Wherever the word "this" appears in a line, copy that line.

———

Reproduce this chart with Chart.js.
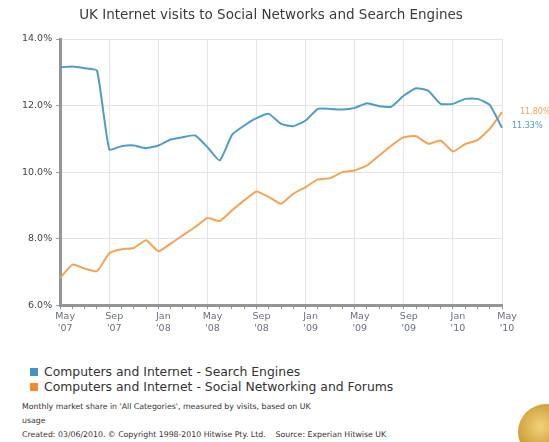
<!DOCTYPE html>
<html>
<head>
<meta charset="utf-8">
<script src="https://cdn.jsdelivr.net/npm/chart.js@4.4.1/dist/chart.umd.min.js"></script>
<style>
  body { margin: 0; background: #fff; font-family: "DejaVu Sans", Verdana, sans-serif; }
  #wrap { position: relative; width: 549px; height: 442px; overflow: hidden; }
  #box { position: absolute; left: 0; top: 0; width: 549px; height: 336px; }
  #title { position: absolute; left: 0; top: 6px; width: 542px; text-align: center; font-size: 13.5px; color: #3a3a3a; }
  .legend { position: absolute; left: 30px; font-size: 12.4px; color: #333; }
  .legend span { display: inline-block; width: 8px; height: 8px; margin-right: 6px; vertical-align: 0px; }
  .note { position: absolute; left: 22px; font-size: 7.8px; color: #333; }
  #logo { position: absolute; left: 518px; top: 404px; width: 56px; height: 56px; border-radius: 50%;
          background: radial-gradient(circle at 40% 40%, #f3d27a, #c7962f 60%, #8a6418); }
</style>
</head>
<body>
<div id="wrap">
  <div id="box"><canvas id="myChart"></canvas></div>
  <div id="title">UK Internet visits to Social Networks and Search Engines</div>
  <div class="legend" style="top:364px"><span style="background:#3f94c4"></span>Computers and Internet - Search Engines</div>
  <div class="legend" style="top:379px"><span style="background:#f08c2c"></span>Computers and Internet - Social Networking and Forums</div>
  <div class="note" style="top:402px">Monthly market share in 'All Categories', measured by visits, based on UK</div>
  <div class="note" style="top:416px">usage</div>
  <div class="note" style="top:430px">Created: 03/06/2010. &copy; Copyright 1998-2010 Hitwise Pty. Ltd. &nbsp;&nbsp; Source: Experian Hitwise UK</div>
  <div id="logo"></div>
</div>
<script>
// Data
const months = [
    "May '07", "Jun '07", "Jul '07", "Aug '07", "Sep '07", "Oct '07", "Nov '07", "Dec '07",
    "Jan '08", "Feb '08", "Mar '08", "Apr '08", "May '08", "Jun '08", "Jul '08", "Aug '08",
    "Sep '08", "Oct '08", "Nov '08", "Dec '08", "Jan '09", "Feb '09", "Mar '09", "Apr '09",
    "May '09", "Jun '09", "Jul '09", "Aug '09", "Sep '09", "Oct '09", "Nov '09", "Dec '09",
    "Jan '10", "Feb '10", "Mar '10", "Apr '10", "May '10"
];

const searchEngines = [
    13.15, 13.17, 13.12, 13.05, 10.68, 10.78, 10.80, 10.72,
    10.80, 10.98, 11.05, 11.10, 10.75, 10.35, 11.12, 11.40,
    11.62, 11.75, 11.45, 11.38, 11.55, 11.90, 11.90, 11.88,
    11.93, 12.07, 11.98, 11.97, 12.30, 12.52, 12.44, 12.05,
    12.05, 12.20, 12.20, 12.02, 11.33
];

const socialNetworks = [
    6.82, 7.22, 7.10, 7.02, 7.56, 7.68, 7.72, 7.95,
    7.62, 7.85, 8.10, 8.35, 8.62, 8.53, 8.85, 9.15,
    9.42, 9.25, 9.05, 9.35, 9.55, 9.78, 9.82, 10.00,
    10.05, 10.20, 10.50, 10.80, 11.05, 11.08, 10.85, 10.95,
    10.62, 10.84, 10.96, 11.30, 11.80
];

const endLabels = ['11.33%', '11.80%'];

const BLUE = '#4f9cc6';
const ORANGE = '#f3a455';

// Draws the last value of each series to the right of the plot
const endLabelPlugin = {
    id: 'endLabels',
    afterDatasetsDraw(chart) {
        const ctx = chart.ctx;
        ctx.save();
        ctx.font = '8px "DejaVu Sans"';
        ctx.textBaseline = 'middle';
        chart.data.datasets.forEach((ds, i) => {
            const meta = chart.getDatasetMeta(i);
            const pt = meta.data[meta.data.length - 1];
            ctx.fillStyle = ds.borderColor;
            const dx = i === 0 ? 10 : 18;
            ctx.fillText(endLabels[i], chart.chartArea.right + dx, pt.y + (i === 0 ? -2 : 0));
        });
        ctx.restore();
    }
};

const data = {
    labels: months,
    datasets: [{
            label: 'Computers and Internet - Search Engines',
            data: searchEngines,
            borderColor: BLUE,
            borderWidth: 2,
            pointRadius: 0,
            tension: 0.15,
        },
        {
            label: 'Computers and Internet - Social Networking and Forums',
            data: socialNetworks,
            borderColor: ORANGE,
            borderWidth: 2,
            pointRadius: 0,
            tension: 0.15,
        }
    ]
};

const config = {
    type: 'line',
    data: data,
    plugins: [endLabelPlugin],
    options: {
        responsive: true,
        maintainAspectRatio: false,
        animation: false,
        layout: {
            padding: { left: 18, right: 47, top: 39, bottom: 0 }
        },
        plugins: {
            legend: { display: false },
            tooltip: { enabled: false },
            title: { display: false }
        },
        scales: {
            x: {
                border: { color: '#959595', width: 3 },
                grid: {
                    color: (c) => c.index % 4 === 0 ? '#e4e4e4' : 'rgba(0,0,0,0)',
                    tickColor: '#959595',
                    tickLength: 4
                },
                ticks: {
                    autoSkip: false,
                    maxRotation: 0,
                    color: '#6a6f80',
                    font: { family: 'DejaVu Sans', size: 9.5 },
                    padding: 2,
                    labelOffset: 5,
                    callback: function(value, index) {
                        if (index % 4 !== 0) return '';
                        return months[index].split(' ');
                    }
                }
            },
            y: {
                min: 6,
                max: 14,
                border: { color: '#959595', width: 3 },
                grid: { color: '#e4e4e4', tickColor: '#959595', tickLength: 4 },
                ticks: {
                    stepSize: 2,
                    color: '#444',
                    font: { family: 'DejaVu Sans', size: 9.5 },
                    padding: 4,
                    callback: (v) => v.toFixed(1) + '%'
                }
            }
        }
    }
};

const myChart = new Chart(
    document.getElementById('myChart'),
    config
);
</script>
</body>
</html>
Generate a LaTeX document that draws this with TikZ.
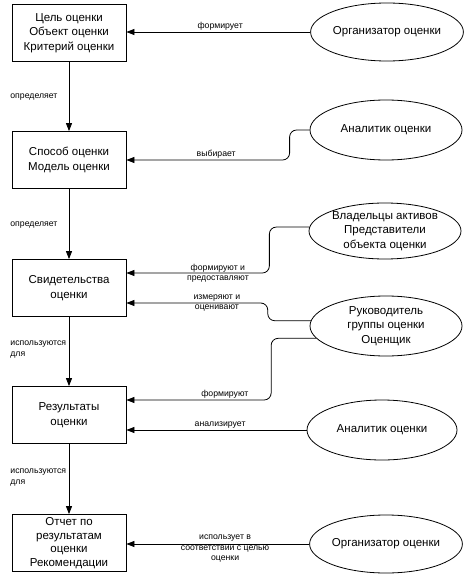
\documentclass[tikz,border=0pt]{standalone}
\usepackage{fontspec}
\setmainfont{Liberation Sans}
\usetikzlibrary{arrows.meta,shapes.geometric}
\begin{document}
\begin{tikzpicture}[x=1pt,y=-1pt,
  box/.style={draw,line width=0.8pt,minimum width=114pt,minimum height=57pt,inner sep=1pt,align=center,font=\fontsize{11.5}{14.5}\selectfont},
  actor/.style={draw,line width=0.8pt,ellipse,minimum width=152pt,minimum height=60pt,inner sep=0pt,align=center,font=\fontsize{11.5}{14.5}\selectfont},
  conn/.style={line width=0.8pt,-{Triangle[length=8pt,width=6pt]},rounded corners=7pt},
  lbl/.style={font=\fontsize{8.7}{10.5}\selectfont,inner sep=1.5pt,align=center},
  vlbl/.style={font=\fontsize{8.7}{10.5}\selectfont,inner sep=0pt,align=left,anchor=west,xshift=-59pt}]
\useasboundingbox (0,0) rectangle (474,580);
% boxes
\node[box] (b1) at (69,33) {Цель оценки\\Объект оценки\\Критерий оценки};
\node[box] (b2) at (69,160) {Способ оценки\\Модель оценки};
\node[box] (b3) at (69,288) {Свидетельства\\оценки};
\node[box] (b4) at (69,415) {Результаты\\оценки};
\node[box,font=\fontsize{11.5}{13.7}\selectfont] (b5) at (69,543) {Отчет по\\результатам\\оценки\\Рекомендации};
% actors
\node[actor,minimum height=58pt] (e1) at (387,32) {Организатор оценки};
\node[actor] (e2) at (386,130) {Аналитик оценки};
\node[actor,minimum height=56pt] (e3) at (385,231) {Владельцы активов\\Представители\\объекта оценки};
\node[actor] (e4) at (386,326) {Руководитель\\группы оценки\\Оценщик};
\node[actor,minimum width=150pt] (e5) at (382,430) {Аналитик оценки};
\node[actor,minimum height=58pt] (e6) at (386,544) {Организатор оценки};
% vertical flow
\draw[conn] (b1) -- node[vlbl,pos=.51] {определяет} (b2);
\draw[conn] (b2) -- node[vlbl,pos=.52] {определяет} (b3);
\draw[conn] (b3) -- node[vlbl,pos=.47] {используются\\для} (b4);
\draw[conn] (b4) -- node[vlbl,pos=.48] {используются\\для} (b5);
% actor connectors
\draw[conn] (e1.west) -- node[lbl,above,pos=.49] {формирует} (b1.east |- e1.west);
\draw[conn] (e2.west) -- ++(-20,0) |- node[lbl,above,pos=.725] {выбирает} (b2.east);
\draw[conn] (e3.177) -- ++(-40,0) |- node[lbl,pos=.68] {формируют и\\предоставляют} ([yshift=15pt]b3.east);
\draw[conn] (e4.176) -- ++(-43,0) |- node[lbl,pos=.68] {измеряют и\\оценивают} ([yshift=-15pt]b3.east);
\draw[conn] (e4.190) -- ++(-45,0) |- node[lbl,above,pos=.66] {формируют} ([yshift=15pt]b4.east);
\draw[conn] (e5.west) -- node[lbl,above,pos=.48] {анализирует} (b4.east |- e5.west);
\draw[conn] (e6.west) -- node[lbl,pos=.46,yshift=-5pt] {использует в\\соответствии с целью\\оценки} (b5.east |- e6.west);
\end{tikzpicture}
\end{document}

———

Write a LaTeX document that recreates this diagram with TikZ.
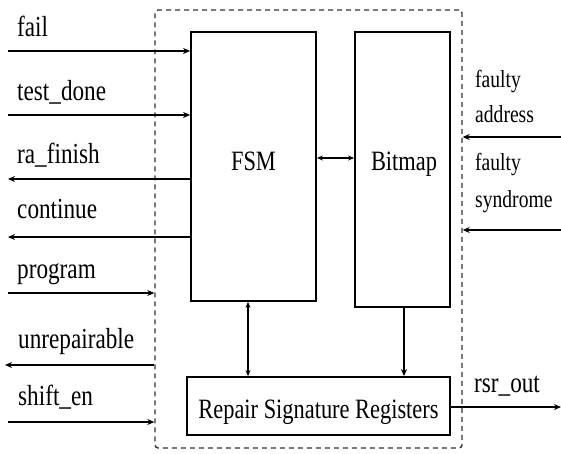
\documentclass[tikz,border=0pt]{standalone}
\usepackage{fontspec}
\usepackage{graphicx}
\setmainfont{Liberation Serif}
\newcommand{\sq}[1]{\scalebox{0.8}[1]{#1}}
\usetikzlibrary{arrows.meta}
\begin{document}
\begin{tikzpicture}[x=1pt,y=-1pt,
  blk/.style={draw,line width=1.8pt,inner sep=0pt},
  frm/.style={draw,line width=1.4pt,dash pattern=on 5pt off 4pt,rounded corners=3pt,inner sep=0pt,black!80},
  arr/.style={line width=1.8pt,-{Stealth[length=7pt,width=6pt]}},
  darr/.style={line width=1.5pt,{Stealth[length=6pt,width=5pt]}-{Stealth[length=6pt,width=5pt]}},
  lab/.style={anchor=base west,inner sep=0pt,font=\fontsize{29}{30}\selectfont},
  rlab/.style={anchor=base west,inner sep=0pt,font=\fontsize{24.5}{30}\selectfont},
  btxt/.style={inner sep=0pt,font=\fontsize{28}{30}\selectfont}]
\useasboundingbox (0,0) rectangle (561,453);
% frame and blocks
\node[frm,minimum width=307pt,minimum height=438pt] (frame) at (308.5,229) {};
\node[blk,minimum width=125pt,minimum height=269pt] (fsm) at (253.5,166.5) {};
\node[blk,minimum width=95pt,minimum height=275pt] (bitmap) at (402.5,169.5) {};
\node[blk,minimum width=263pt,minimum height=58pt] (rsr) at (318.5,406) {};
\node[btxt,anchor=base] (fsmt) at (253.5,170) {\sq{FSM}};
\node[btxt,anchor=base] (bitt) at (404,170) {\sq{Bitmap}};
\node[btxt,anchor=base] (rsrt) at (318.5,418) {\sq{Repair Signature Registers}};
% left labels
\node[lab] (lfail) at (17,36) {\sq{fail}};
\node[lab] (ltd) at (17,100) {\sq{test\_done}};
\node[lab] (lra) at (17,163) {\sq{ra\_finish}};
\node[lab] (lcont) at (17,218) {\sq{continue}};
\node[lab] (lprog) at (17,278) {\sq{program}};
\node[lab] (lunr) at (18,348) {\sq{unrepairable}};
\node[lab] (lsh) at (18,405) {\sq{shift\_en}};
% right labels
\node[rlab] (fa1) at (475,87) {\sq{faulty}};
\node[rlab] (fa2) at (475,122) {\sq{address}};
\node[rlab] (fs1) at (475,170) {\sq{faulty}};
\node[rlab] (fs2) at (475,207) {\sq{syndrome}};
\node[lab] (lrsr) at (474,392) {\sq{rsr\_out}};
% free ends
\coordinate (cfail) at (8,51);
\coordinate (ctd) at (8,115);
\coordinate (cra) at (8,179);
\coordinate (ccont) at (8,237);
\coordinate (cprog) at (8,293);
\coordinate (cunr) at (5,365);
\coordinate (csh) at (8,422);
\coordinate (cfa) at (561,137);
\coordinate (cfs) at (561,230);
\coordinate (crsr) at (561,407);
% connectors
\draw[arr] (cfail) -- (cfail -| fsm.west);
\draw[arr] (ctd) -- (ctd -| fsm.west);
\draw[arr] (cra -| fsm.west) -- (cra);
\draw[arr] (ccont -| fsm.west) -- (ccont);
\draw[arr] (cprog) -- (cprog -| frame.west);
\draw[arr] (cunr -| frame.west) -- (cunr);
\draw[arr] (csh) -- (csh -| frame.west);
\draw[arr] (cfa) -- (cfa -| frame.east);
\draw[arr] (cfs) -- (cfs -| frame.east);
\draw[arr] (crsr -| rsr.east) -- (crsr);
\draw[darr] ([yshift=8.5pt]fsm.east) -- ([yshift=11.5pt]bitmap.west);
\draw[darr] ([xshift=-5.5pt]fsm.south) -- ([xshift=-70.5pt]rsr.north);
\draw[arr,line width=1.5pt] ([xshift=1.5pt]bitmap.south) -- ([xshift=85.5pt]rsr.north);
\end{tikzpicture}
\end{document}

———

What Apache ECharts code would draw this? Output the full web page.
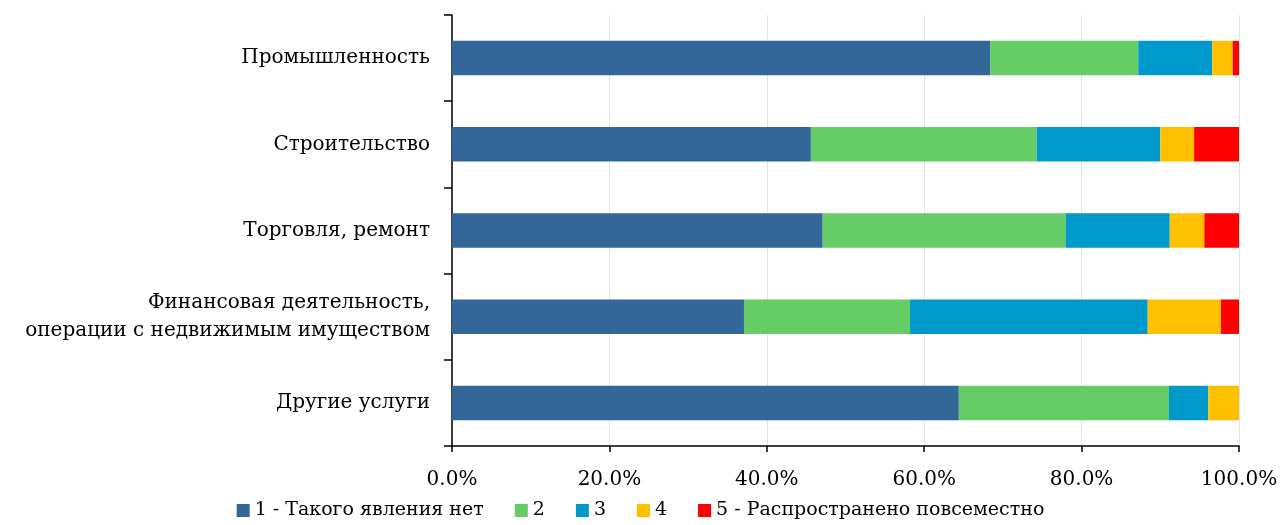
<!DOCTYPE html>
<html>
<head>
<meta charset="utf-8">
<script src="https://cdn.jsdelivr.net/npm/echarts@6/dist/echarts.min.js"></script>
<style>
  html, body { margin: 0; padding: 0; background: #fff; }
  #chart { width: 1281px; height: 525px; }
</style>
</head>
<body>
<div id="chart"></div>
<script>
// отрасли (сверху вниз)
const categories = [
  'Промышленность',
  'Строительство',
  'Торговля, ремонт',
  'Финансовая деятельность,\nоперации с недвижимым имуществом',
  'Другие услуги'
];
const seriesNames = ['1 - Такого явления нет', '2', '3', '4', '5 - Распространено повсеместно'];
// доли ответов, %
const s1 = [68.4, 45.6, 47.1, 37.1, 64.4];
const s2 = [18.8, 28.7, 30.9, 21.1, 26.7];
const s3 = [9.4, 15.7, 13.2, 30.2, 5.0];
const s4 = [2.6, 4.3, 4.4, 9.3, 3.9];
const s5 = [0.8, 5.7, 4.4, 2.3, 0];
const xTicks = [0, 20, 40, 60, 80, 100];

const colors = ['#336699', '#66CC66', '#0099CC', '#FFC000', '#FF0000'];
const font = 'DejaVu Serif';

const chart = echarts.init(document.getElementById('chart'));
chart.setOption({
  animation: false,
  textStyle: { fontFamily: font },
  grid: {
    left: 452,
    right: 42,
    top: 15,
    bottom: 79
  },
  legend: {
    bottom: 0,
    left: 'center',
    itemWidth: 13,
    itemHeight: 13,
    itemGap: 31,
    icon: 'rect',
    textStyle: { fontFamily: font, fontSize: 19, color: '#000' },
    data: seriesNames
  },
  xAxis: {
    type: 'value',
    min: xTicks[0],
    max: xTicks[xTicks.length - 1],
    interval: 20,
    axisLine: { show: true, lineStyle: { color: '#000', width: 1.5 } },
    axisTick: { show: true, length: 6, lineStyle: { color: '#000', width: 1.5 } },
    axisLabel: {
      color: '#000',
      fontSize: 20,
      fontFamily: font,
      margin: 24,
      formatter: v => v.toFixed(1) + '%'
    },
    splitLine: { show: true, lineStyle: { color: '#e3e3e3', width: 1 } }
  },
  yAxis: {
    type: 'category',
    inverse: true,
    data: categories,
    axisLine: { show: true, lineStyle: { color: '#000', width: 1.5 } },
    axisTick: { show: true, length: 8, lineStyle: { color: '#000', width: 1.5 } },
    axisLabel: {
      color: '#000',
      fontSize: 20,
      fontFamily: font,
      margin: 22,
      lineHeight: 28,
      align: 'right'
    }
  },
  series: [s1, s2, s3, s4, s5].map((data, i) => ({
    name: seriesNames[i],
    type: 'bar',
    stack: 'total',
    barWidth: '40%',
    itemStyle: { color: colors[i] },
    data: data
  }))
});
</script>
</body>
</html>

———

_Solution to the problem_.
Reproduce this chart with Chart.js.
Generate a LaTeX document that draws this with TikZ.
Write a LaTeX document that recreates this diagram with TikZ.
What Apache ECharts code would draw this? Output the full web page.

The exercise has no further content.